Na história moderna, o Judaísmo Reformista trouxe uma perspectiva diferente, mas não inusitada, à lei judaica. Em momentos anteriores ou concomitantes ao surgimento da Reforma há mais de 200 anos, também outros movimentos, correntes, manifestações carismáticas, rabinos, conselhos rabínicos já vinham re-tecendo os fios delicados da aplicação da lei judaica – da halachá – em tratados, compêndios, responsas e interpretações. (De fato, é o que fazemos desde que a Lei foi aceita por nós.)

A mim me encanta que o Judaísmo Reformista reconhece e reafirma que a Torá é o princípio unitário da lei, mas não ignora o fato de que mãos humanas moldaram a Torá e que a contribuição humana foi feita no seu desenvolvimento.
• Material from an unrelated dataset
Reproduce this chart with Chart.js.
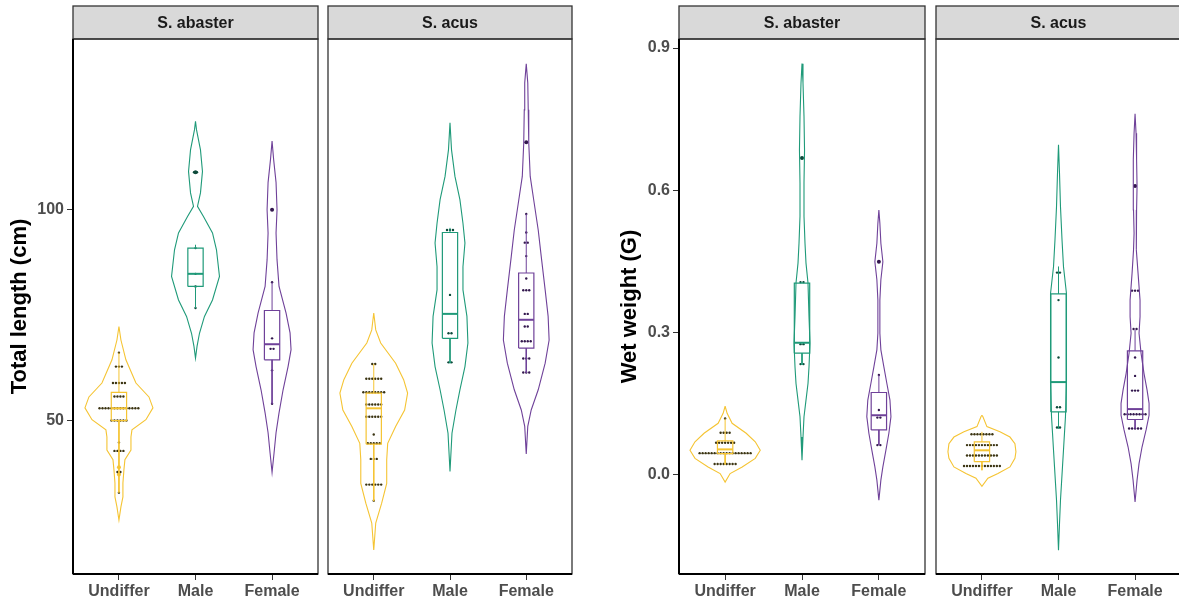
<!DOCTYPE html>
<html>
<head>
<meta charset="utf-8">
<script src="https://cdn.jsdelivr.net/npm/chart.js"></script>
<style>
  body { margin: 0; background: #fff; width: 1179px; height: 607px; overflow: hidden; position: relative; }
  .panel { position: absolute; top: 0; height: 607px; }
</style>
</head>
<body>
<div class="panel" style="left:0;width:322px"><canvas id="c1"></canvas></div>
<div class="panel" style="left:324px;width:252px"><canvas id="c2"></canvas></div>
<div class="panel" style="left:580px;width:349px"><canvas id="c3"></canvas></div>
<div class="panel" style="left:932px;width:253px"><canvas id="c4"></canvas></div>
<script>
    const categories = ['Undiffer', 'Male', 'Female'];
    const species = ['S. abaster', 'S. acus'];

    const lengthTicks = [50, 100];
    const lengthTickLabels = ['50', '100'];
    const weightTicks = [0.0, 0.3, 0.6, 0.9];
    const weightTickLabels = ['0.0', '0.3', '0.6', '0.9'];

    // violin outlines: [value, half width in category units], top to bottom
    const lenAbasterViolin = [
        [[72.3,0],[69.1,0.026],[64.4,0.091],[58.9,0.222],[55.6,0.392],[53.0,0.444],[50.2,0.352],[47.8,0.17],[46.1,0.157],[43.0,0.157],[40.7,0.078],[38.3,0.065],[35.2,0.052],[31.9,0.052],[29.5,0.026],[26.4,0]],
        [[121.0,0],[119,0.013],[114.2,0.065],[109.1,0.091],[104,0.065],[100.8,0.026],[98.4,0.104],[94.5,0.222],[90.5,0.274],[84.2,0.313],[78.6,0.222],[74.7,0.117],[70.7,0.052],[67.6,0.02],[64.8,0]],
        [[116.3,0],[112,0.02],[106.5,0.052],[100,0.065],[94.5,0.052],[88.1,0.065],[81.8,0.091],[75.5,0.183],[70.8,0.235],[66.8,0.248],[62.8,0.209],[57.3,0.144],[51.8,0.091],[47.1,0.052],[42.3,0.026],[37.7,0]]
    ];
    const lenAcusViolin = [
        [[75.5,0],[71.5,0.026],[68.4,0.091],[63.6,0.287],[59.7,0.392],[56.5,0.444],[52.5,0.405],[48.6,0.287],[44.6,0.183],[40.7,0.17],[35.1,0.17],[30.4,0.104],[25.7,0.026],[19.3,0]],
        [[120.6,0],[114.2,0.02],[107.9,0.065],[102.4,0.13],[96.8,0.17],[92.1,0.196],[86.5,0.17],[81.0,0.17],[74.7,0.222],[68.4,0.235],[62.8,0.196],[57.3,0.13],[52.5,0.078],[47.0,0.026],[37.9,0]],
        [[134.6,0],[130.1,0.02],[123.7,0.026],[115.8,0.033],[107.9,0.052],[101.6,0.104],[95.2,0.157],[89.0,0.196],[81.0,0.248],[74.7,0.287],[69.1,0.3],[63.6,0.248],[57.3,0.157],[52.5,0.065],[48.6,0.02],[42.1,0]]
    ];
    const wtAbasterViolin = [
        [[0.144,0],[0.129,0.026],[0.108,0.091],[0.087,0.274],[0.069,0.392],[0.051,0.457],[0.034,0.392],[0.016,0.222],[0.002,0.065],[-0.016,0]],
        [[0.867,0],[0.826,0.013],[0.756,0.026],[0.685,0.033],[0.615,0.026],[0.545,0.026],[0.488,0.039],[0.446,0.052],[0.404,0.078],[0.333,0.091],[0.277,0.104],[0.227,0.091],[0.192,0.078],[0.157,0.052],[0.122,0.026],[0.079,0.013],[0.030,0]],
        [[0.558,0],[0.530,0.013],[0.488,0.026],[0.449,0.052],[0.411,0.026],[0.368,0.013],[0.298,0.013],[0.263,0.026],[0.227,0.065],[0.192,0.104],[0.157,0.144],[0.122,0.157],[0.087,0.13],[0.051,0.091],[0.016,0.052],[-0.012,0.026],[-0.054,0]]
    ];
    const wtAcusViolin = [
        [[0.125,0],[0.122,0.013],[0.101,0.065],[0.090,0.235],[0.079,0.366],[0.065,0.431],[0.048,0.444],[0.034,0.431],[0.016,0.366],[0.002,0.209],[-0.008,0.078],[-0.025,0]],
        [[0.696,0],[0.636,0.013],[0.565,0.026],[0.495,0.046],[0.439,0.065],[0.382,0.104],[0.298,0.104],[0.192,0.104],[0.122,0.091],[0.087,0.078],[0.051,0.065],[0.016,0.052],[-0.019,0.039],[-0.054,0.026],[-0.104,0.013],[-0.160,0]],
        [[0.761,0],[0.720,0.013],[0.664,0.02],[0.608,0.026],[0.558,0.02],[0.509,0.013],[0.474,0.02],[0.425,0.039],[0.368,0.065],[0.333,0.065],[0.298,0.052],[0.256,0.078],[0.213,0.117],[0.178,0.157],[0.150,0.183],[0.125,0.183],[0.094,0.144],[0.058,0.091],[0.023,0.052],[-0.012,0.026],[-0.058,0]]
    ];

    // boxes: [lower whisker, q1, median, q3, upper whisker]
    const lenAbasterBox = [[32.9,50.0,52.9,56.7,66.1],[76.7,81.8,84.8,90.9,91.7],[54.0,64.4,68.1,76.1,82.8]];
    const lenAcusBox = [[30.9,44.4,52.9,56.5,63.4],[63.6,69.5,75.3,94.6,95.7],[61.3,67.2,73.9,85.0,99.0]];
    const wtAbasterBox = [[0.021,0.044,0.053,0.071,0.118],[0.231,0.256,0.278,0.404,0.406],[0.062,0.094,0.125,0.173,0.210]];
    const wtAcusBox = [[0.009,0.027,0.051,0.069,0.090],[0.097,0.132,0.195,0.381,0.439],[0.097,0.116,0.138,0.261,0.305]];

    // dot plot rows: [value, number of dots]
    const lenAbasterDots = [
        [[66.1,1],[62.8,3],[58.9,5],[55.7,4],[52.9,14],[50.0,6],[44.8,1],[42.8,4],[37.8,2],[32.9,1]],
        [[108.9,2],[90.9,1],[84.8,1],[81.8,1],[76.7,1]],
        [[100,1],[82.8,1],[69.5,1],[67.0,2],[61.9,1],[54.0,1]]
    ];
    const lenAcusDots = [
        [[63.4,2],[59.9,6],[56.7,8],[53.8,6],[50.9,6],[46.7,1],[44.6,5],[40.9,3],[34.8,6],[31.0,1]],
        [[95.2,3],[79.8,1],[70.7,2],[63.8,2]],
        [[116.0,1],[99.0,1],[94.6,1],[92.2,2],[89.0,1],[83.7,1],[80.9,3],[75.3,2],[72.3,2],[68.8,4],[64.7,3],[61.4,3]]
    ];
    const wtAbasterDots = [
        [[0.118,1],[0.088,4],[0.067,7],[0.045,18],[0.022,8]],
        [[0.668,1],[0.406,2],[0.275,2],[0.233,2]],
        [[0.449,1],[0.210,1],[0.136,1],[0.120,2],[0.062,2]]
    ];
    const wtAcusDots = [
        [[0.085,8],[0.062,11],[0.040,11],[0.018,13]],
        [[0.426,2],[0.368,1],[0.247,1],[0.142,2],[0.099,2]],
        [[0.609,1],[0.388,3],[0.307,2],[0.247,1],[0.208,1],[0.177,3],[0.127,8],[0.097,5]]
    ];

    // larger points
    const lenAbasterOutliers = [[38.9,37.2],[108.9],[100]];
    const lenAcusOutliers = [[],[],[116.0]];
    const wtAbasterOutliers = [[],[0.668],[0.449]];
    const wtAcusOutliers = [[],[],[0.609]];

    const lineColors = ['#F5C433', '#1F9A79', '#6F4199'];
    const dotColors = ['#3b3412', '#0e4a3b', '#33184e'];
    const dotStep = 0.039;
    const boxHalf = 0.1;

    Chart.defaults.font.family = '"Liberation Sans", Arial, sans-serif';

    function line(data, color, width) {
        return { data: data, showLine: true, borderColor: color, borderWidth: width, pointRadius: 0, fill: false };
    }

    function buildDatasets(violins, boxes, dots, outliers) {
        const ds = [];
        categories.forEach((cat, i) => {
            const cx = i + 1;
            const c = lineColors[i];
            const v = violins[i];
            const right = v.map(([y, w]) => ({ x: cx + w, y: y }));
            const left = v.slice().reverse().map(([y, w]) => ({ x: cx - w, y: y }));
            ds.push(line(right.concat(left), c, 1.1));

            const [lo, q1, med, q3, hi] = boxes[i];
            ds.push(line([{x: cx, y: q3}, {x: cx, y: hi}], c, 1));
            ds.push(line([{x: cx, y: q1}, {x: cx, y: lo}], c, 1));
            ds.push(line([
                {x: cx - boxHalf, y: q1}, {x: cx + boxHalf, y: q1}, {x: cx + boxHalf, y: q3},
                {x: cx - boxHalf, y: q3}, {x: cx - boxHalf, y: q1}
            ], c, 1.2));
            ds.push(line([{x: cx - boxHalf, y: med}, {x: cx + boxHalf, y: med}], c, 2));
        });
        categories.forEach((cat, i) => {
            const cx = i + 1;
            const pts = [];
            dots[i].forEach(([y, n]) => {
                for (let k = 0; k < n; k++) pts.push({ x: cx + (k - (n - 1) / 2) * dotStep, y: y });
            });
            ds.push({ data: pts, pointRadius: 1.2, pointBackgroundColor: dotColors[i], pointBorderWidth: 0, showLine: false });
            ds.push({
                data: outliers[i].map(y => ({ x: cx, y: y })),
                pointRadius: 2, pointBackgroundColor: i === 0 ? lineColors[i] : dotColors[i], pointBorderWidth: 0, showLine: false
            });
        });
        return ds;
    }

    const stripPlugin = {
        id: 'strip',
        afterDraw(chart, args, opts) {
            const { ctx, chartArea: a } = chart;
            ctx.save();
            ctx.fillStyle = '#d9d9d9';
            ctx.fillRect(a.left, 6, a.right - a.left, a.top - 6);
            ctx.strokeStyle = '#333';
            ctx.lineWidth = 1.3;
            ctx.strokeRect(a.left, 6, a.right - a.left, a.top - 6);
            ctx.strokeRect(a.left, a.top, a.right - a.left, a.bottom - a.top);
            ctx.strokeStyle = '#000';
            ctx.lineWidth = 2;
            ctx.beginPath();
            ctx.moveTo(a.left, a.bottom);
            ctx.lineTo(a.right, a.bottom);
            if (opts.axis) {
                ctx.moveTo(a.left, a.top);
                ctx.lineTo(a.left, a.bottom);
            }
            ctx.stroke();
            ctx.fillStyle = '#1a1a1a';
            ctx.font = 'bold 16px "Liberation Sans", Arial, sans-serif';
            ctx.textAlign = 'center';
            ctx.textBaseline = 'middle';
            ctx.fillText(opts.text, (a.left + a.right) / 2, (6 + a.top) / 2 + 1);
            ctx.restore();
        }
    };

    function makeChart(id, cfg) {
        const yScale = {
            type: 'linear',
            min: cfg.yMin,
            max: cfg.yMax,
            display: cfg.showY,
            afterBuildTicks: s => { s.ticks = cfg.ticks.map(v => ({ value: v })); },
            afterFit: s => { if (cfg.showY) s.width = cfg.yWidth; },
            ticks: {
                callback: (val, idx) => cfg.tickLabels[idx],
                font: { size: 16, weight: 'bold' },
                color: '#4d4d4d',
                padding: 3
            },
            grid: { drawOnChartArea: false, drawTicks: true, tickLength: 6, color: '#333' },
            border: { display: false },
            title: {
                display: cfg.showY,
                text: cfg.yTitle,
                font: { size: 22, weight: 'bold' },
                color: '#000',
                padding: { top: cfg.titlePad, bottom: 0 }
            }
        };
        return new Chart(document.getElementById(id).getContext('2d'), {
            type: 'scatter',
            data: { datasets: buildDatasets(cfg.violins, cfg.boxes, cfg.dots, cfg.outliers) },
            options: {
                responsive: true,
                maintainAspectRatio: false,
                devicePixelRatio: 1,
                animation: false,
                layout: { padding: { top: 39, left: 0, right: 0, bottom: 0 } },
                plugins: {
                    legend: { display: false },
                    tooltip: { enabled: false },
                    strip: { text: cfg.strip, axis: cfg.showY }
                },
                scales: {
                    x: {
                        type: 'linear',
                        min: 0.4,
                        max: 3.6,
                        afterBuildTicks: s => { s.ticks = [1, 2, 3].map(v => ({ value: v })); },
                        afterFit: s => { s.height = 33; },
                        ticks: {
                            callback: val => categories[val - 1],
                            font: { size: 16, weight: 'bold' },
                            color: '#4d4d4d',
                            autoSkip: false,
                            maxRotation: 0,
                            padding: 2
                        },
                        grid: { drawOnChartArea: false, drawTicks: true, tickLength: 6, color: '#333' },
                        border: { display: false }
                    },
                    y: yScale
                }
            },
            plugins: [stripPlugin]
        });
    }

    makeChart('c1', {
        strip: species[0], showY: true, yTitle: 'Total length (cm)', yWidth: 73, titlePad: 7,
        yMin: 13.6, yMax: 140.5, ticks: lengthTicks, tickLabels: lengthTickLabels,
        violins: lenAbasterViolin, boxes: lenAbasterBox, dots: lenAbasterDots, outliers: lenAbasterOutliers
    });
    makeChart('c2', {
        strip: species[1], showY: false, yTitle: '', yWidth: 0, titlePad: 0,
        yMin: 13.6, yMax: 140.5, ticks: lengthTicks, tickLabels: lengthTickLabels,
        violins: lenAcusViolin, boxes: lenAcusBox, dots: lenAcusDots, outliers: lenAcusOutliers
    });
    makeChart('c3', {
        strip: species[0], showY: true, yTitle: 'Wet weight (G)', yWidth: 99, titlePad: 37,
        yMin: -0.21, yMax: 0.919, ticks: weightTicks, tickLabels: weightTickLabels,
        violins: wtAbasterViolin, boxes: wtAbasterBox, dots: wtAbasterDots, outliers: wtAbasterOutliers
    });
    makeChart('c4', {
        strip: species[1], showY: false, yTitle: '', yWidth: 0, titlePad: 0,
        yMin: -0.21, yMax: 0.919, ticks: weightTicks, tickLabels: weightTickLabels,
        violins: wtAcusViolin, boxes: wtAcusBox, dots: wtAcusDots, outliers: wtAcusOutliers
    });
</script>
</body>
</html>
À luz dessa perspectiva, o Judaísmo Reformista distingue entre leis variadas e dá prioridade às normas morais do que às demandas rituais. Ainda assim, a Reforma sempre considera suas práticas e perspectivas pautadas pela injunção bíblica: tudo o que fazemos deve ser justo, pois a justiça é a vontade de Deus.

Me preparando para essa reflexão, aprendi mais um pouco sobre a minha própria parashá. Mas constato que, de certa forma, eu e as gerações que me antecederam fomos gravados, cunhados pelas palavras, por Devarim. E me pergunto, se nós aqui, quando estudamos, escutamos ou falamos, se estamos levando apenas um colorido novo para o dia, para o fim de semana, ou nos deixamos cunhar – veshinantam – pela essência de uma vida ética, cujas leis podem e devem ser renovadas, re-tecidas e adequadas à vida contemporânea.